Security discussion

Risk analysis, compliance management and cloud provider evaluation must be “part of the security mix,” CompTIA said. Customer education also needs attention.

38% of respondents said firewalls are their biggest seller, while 20% rank antivirus at the top of their list. Only 9% report that security information and event management (SIEM) solutions are their biggest revenue producer.

Only 1 in 10 channel partners rely primarily on the strength of their own services or innovation when making a sale, and instead depend on the strength of vendor products.

About one-third of all channel companies balance vendor reputation and value-added services in their messaging.

Product offerings include standard firewall (69%), email antivirus (68%), server antivirus (66%), disk/file encryption (63%) and desktop antivirus (63%).

Top security services include risk management (67%), backup/BCDR (business continuity and disaster recovery) (62%), mobile security (61%), compliance management (61%), corporate policy help (61%) and security education (61%).

42% of businesses cited some level of skill gaps; 4% believe major gaps exist today.

42% of businesses with skills gaps have hired new talent recently.
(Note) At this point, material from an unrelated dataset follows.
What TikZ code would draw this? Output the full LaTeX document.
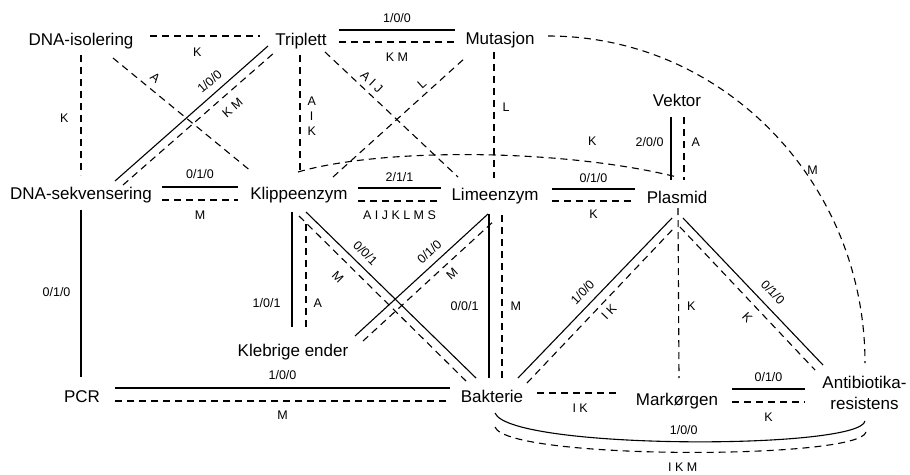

Others have partnered with other channel firms (57%) and employed training (68%).

At large companies, training and partnering (both tied at 52%) rank as the number one way to close the skills gap. Midsize (67%) and small companies (85%) rely on training to build skills.

Channel companies initiate security discussions 51% of the time, with talking points such as a change in IT operations (64%), new knowledge (59%), news of a major breach (54%), new threats (46%), breach within peers (43%) and cost of breaches (26%).

62% of respondents said IT is involved in security discussions, followed by the involvement of the CEO (51%), finance (29%), sales (27%) and marketing (22%).